2013年11月27日

明治神宮

明治神宮
シンポジウム「新国立競技場案を神宮外苑の歴史的文脈の中で考える」において陣内先生が紹介して下さっていた今泉宜子さん著『明治神宮』を読みました。
明治神宮造営が、民間有志の請願から起こり、国家プロジェクトとして成立していった経緯を「人」を通して読みやすく紹介して下さっています。
私は特に第二章の「永遠の杜」を興味深く読みました。都市の中に神宮を創設するにあたり、大きな力となったのは東京ドーム15個分の面積に相当するという神宮内苑の森、これが如何にして造林されていったか。都市東京に人工の森をつくる!
「天然更新」の力によって、人の手を借りずとも生育する森とするという、その将来性を見据えた「人」の構想の素晴らしさ。当初唱えていた自らの創設反対論を「森厳さ」という言葉の真意を捉え直すことで取り下げ、都市東京という無理なところへ人工で天然の森をつくるという挑戦を受けて立った「人びと」。
由緒ある材木問屋の子息が材木を「樹木の遺骸」と捉え嫌い、生きたままの樹木に惹かれ造園への道を進んだという紹介のくだりも興味をそそり、藪といえば藪医者、藪蛇など否定的、逆効果な表現にも用いられますが、仁徳天皇陵の「藪」から感じた「荘厳さ」を盾に、森の主な構成樹を広葉樹とすることを人に説き伏せたエピソードも見事です。
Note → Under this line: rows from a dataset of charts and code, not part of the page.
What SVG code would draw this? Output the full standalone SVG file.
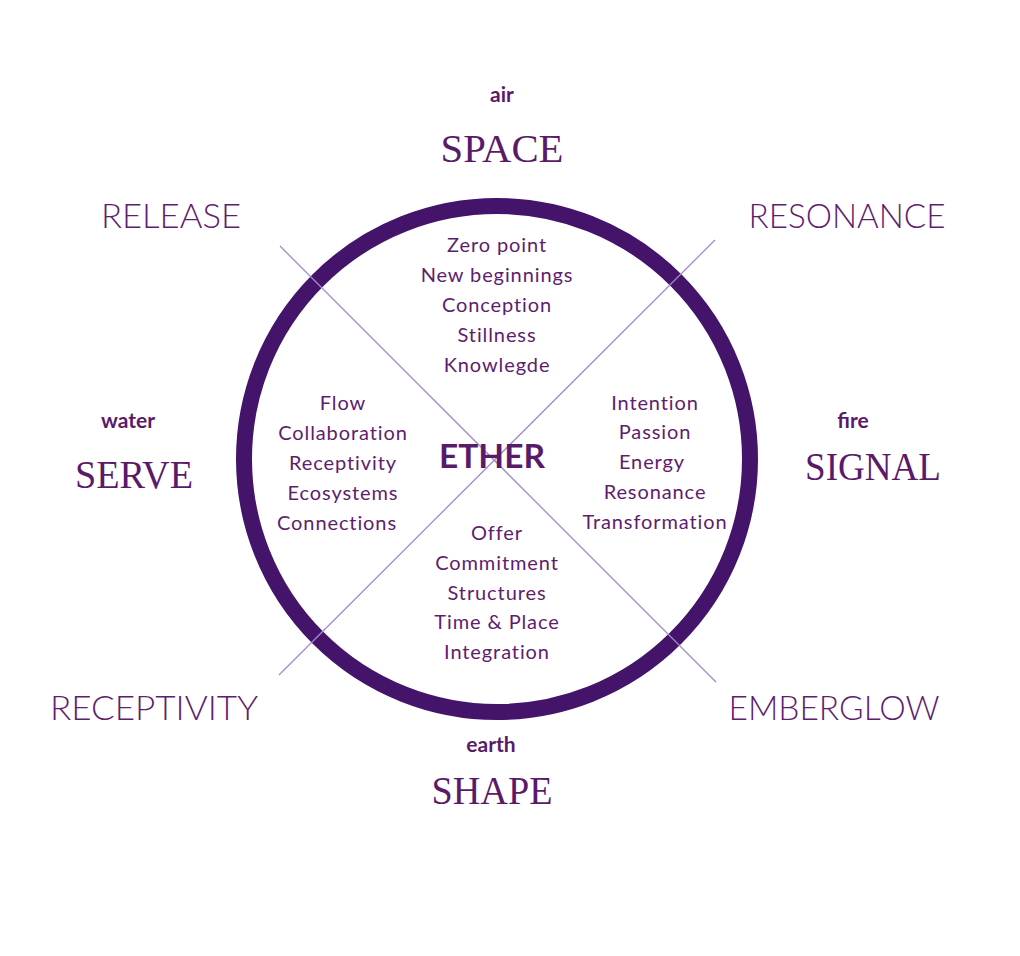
<svg xmlns="http://www.w3.org/2000/svg" width="1020" height="956" viewBox="0 0 1020 956">
<style>
.body{font-family:Lato,"Noto Sans","Liberation Sans",sans-serif;font-size:20px;fill:#5e1d6e;text-anchor:middle;font-weight:400;letter-spacing:0.9px}
.el{font-family:Lato,"Noto Sans","Liberation Sans",sans-serif;font-size:21px;font-weight:700;fill:#5a1a6a;text-anchor:middle}
.big{font-family:"Liberation Serif","DejaVu Serif",serif;font-size:40px;fill:#5a1a6a;text-anchor:middle}
.dir{font-family:Lato,"Noto Sans","Liberation Sans",sans-serif;font-size:33px;font-weight:300;fill:#5e1d6e;text-anchor:middle}
.ln{stroke:#a38bc6;stroke-width:1.3;fill:none}
</style>
<rect width="1020" height="956" fill="#ffffff"/>
<g id="wheel">
<circle cx="497" cy="459" r="253" fill="none" stroke="#44146a" stroke-width="16"/>
</g>
<g id="connectors">
<line class="ln" x1="280" y1="246" x2="716" y2="682"/>
<line class="ln" x1="715" y1="240" x2="279" y2="675"/>
</g>
<g id="center"><text class="el" x="492" y="468" style="font-size:33px" textLength="106" lengthAdjust="spacingAndGlyphs">ETHER</text></g>
<g id="air">
<text class="el" x="502" y="102">air</text>
<text class="big" x="502" y="162" textLength="123" lengthAdjust="spacingAndGlyphs">SPACE</text>
</g>
<g id="water">
<text class="el" x="128" y="428">water</text>
<text class="big" x="134" y="488" textLength="118" lengthAdjust="spacingAndGlyphs">SERVE</text>
</g>
<g id="fire">
<text class="el" x="853" y="428">fire</text>
<text class="big" x="873" y="480" textLength="136" lengthAdjust="spacingAndGlyphs">SIGNAL</text>
</g>
<g id="earth">
<text class="el" x="491" y="752">earth</text>
<text class="big" x="492" y="804" textLength="121" lengthAdjust="spacingAndGlyphs">SHAPE</text>
</g>
<g id="release"><text class="dir" x="171" y="228" textLength="140" lengthAdjust="spacingAndGlyphs">RELEASE</text></g>
<g id="resonance"><text class="dir" x="847" y="228" textLength="197" lengthAdjust="spacingAndGlyphs">RESONANCE</text></g>
<g id="receptivity"><text class="dir" x="154" y="720" textLength="208" lengthAdjust="spacingAndGlyphs">RECEPTIVITY</text></g>
<g id="emberglow"><text class="dir" x="834" y="720" textLength="211" lengthAdjust="spacingAndGlyphs">EMBERGLOW</text></g>
<g id="top-quadrant">
<text class="body" x="497" y="252">Zero point</text>
<text class="body" x="497" y="282">New beginnings</text>
<text class="body" x="497" y="312">Conception</text>
<text class="body" x="497" y="342">Stillness</text>
<text class="body" x="497" y="372">Knowlegde</text>
</g>
<g id="left-quadrant">
<text class="body" x="343" y="410">Flow</text>
<text class="body" x="343" y="440">Collaboration</text>
<text class="body" x="343" y="470">Receptivity</text>
<text class="body" x="343" y="500">Ecosystems</text>
<text class="body" x="337" y="530">Connections</text>
</g>
<g id="right-quadrant">
<text class="body" x="655" y="410">Intention</text>
<text class="body" x="655" y="439">Passion</text>
<text class="body" x="652" y="469">Energy</text>
<text class="body" x="655" y="499">Resonance</text>
<text class="body" x="655" y="529">Transformation</text>
</g>
<g id="bottom-quadrant">
<text class="body" x="497" y="540">Offer</text>
<text class="body" x="497" y="570">Commitment</text>
<text class="body" x="497" y="600">Structures</text>
<text class="body" x="497" y="629">Time &amp; Place</text>
<text class="body" x="497" y="659">Integration</text>
</g>
</svg>
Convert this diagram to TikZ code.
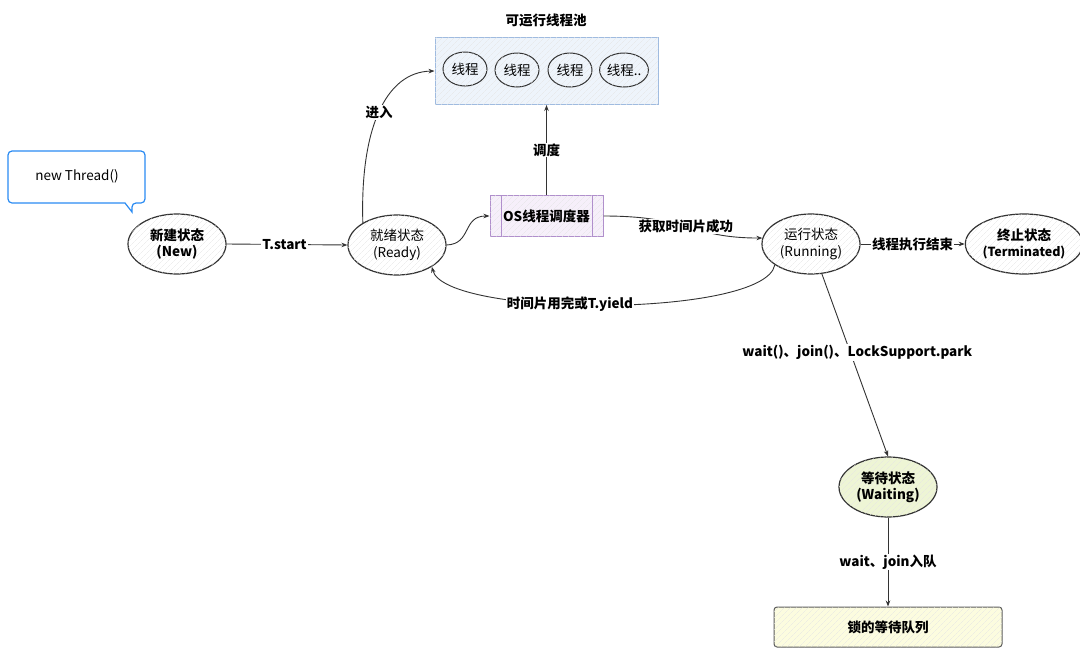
\documentclass[tikz,border=0pt]{standalone}
\usepackage{fontspec}
\setmainfont{Noto Sans CJK SC}
\usetikzlibrary{shapes.geometric,arrows.meta,patterns.meta}
\definecolor{linec}{HTML}{333333}
\definecolor{poolfill}{HTML}{EEF4FB}
\definecolor{pooldraw}{HTML}{9FBBE0}
\definecolor{osfill}{HTML}{F6EFFA}
\definecolor{osdraw}{HTML}{B08FCC}
\definecolor{waitfill}{HTML}{EEF5D5}
\definecolor{queuefill}{HTML}{FCFCDF}
\definecolor{callblue}{HTML}{2A8BF2}
\begin{document}
\begin{tikzpicture}[x=1pt,y=-1pt,
  font=\fontsize{13.5}{16.5}\selectfont,
  hatch/.style={postaction={pattern={Lines[angle=45,distance=4pt,line width=0.4pt]},pattern color=black!10}},
  st/.style={ellipse,draw=linec,line width=1.2pt,minimum width=98pt,minimum height=60pt,
    align=center,inner sep=0pt,fill=white,hatch},
  th/.style={ellipse,draw=linec,line width=1pt,minimum width=44pt,minimum height=34pt,
    inner sep=0pt,fill=poolfill,hatch},
  arr/.style={draw=linec,line width=0.9pt,-{Stealth[length=6pt,width=4.5pt]}},
  lbl/.style={fill=white,inner sep=1pt,font=\fontsize{13.5}{16}\selectfont\bfseries},
]
\useasboundingbox (0,0) rectangle (1080,659);

% callout
\draw[callblue,line width=1.2pt,rounded corners=4pt] (8,151) -- (145,151) -- (145,203) -- (132,203)
  [sharp corners] -- (132,212) -- (125,203) [rounded corners=4pt] -- (8,203) -- cycle;
\node (call) at (77,176) {new Thread()};

% states
\node[st,font=\fontsize{13.5}{16.5}\selectfont\bfseries] (new) at (177,244) {新建状态\\(New)};
\node[st] (ready) at (397,245) {就绪状态\\(Ready)};
\node[st] (run) at (811,244) {运行状态\\(Running)};
\node[st,font=\fontsize{12.5}{16.5}\selectfont\bfseries] (term) at (1024,244) {{\fontsize{13.5}{16.5}\selectfont 终止状态}\\(Terminated)};
\node[st,fill=waitfill,font=\fontsize{13.5}{16.5}\selectfont\bfseries] (wait) at (888,487) {等待状态\\(Waiting)};

% pool
\node[lbl] (pooltitle) at (546,20) {可运行线程池};
\node[draw=pooldraw,line width=1pt,fill=poolfill,hatch,minimum width=223pt,minimum height=67pt,inner sep=0pt] (pool) at (546.5,71) {};
\node[th] (t1) at (465,69) {线程};
\node[th] (t2) at (517,70) {线程};
\node[th] (t3) at (570,70) {线程};
\node[th,minimum width=48pt] (t4) at (624,70) {线程..};

% OS scheduler
\node[draw=osdraw,line width=1pt,fill=osfill,hatch,minimum width=113pt,minimum height=41pt,inner sep=0pt,
  font=\fontsize{13.5}{16}\selectfont\bfseries] (os) at (546.5,216) {OS线程调度器};
\draw[osdraw,line width=1pt] ([xshift=12pt]os.north west) -- ([xshift=12pt]os.south west);
\draw[osdraw,line width=1pt] ([xshift=-11pt]os.north east) -- ([xshift=-11pt]os.south east);

% queue
\node[draw=linec!80,line width=1pt,rounded corners=3pt,fill=queuefill,hatch,minimum width=228pt,minimum height=40pt,
  inner sep=0pt,font=\fontsize{13.5}{16}\selectfont\bfseries] (queue) at (888,627) {锁的等待队列};

% connectors
\draw[arr] (new.east) -- node[lbl,pos=0.48]{T.start} (ready.west);
\draw[arr] (ready.147) .. controls (360,130) and (385,72) .. node[lbl,pos=0.5]{进入} (pool.west);
\draw[arr] (ready.east) .. controls (472,244) and (462,216) .. (os.west);
\draw[arr] (os.north) -- node[lbl]{调度} (pool.south);
\draw[arr] (os.east) .. controls (690,216) and (690,238) .. node[lbl,pos=0.48]{获取时间片成功} (run.173);
\draw[arr] (run.east) -- node[lbl]{线程执行结束} (term.west);
\draw[arr] (run.-150) .. controls (765,318) and (445,318) .. node[lbl,pos=0.57]{时间片用完或T.yield} (ready.-32);
\draw[arr] (run.-70) -- node[lbl,pos=0.43,xshift=7pt]{wait()、join()、LockSupport.park} (wait.north);
\draw[arr] (wait.south) -- node[lbl]{wait、join入队} (queue.north);
\end{tikzpicture}
\end{document}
果たして現在の新国立競技場建設に携わっている「人」の志は100年後どう伝えられていくでしょう。当時の都民の無関心さや都市空間のデザイン力のなさから都市を破壊してしまったと伝えられることは一般に本意ではないと思います。槙さんの提言がなかったら、そうなっていたと考えると情けなく思います。
改めて広報を見てみると「FOR ALL」「「いちばん」をつくろう!」というコンセプトが新国立競技場建設には掲げられており、それは施設要件8万人収容という数となって跳ね返ってきていますが、数がどれだけ増えても決してALLとは成り得ず、数や規模の一番はすぐに二番三番になるものですから、コンセプトは実の伴わぬポスターデザイン上のものとなっています。
昨日、デザイン案を日本スポーツ振興センターは8万という収容人数は変えずに規模25%縮小して約22haとする方向を発表しましたが、規模、建設費等建物単体としてのみ判断するのではなく、明治神宮外苑の、すなわち明治神宮の一部としてどうあるべきかという視点で、「新しい何か」を求めるならばそれは何であるべきか、不毛なスローガンで民意を踊らさずに、建設に携わる有識者の方には真剣に取り組んで見出して頂きたいと思います。調和を維持する技術に、新しい何かを見出すことも出来るのではないでしょうか。

私個人は、8万人が同じ場所に集まるということにゾッとします。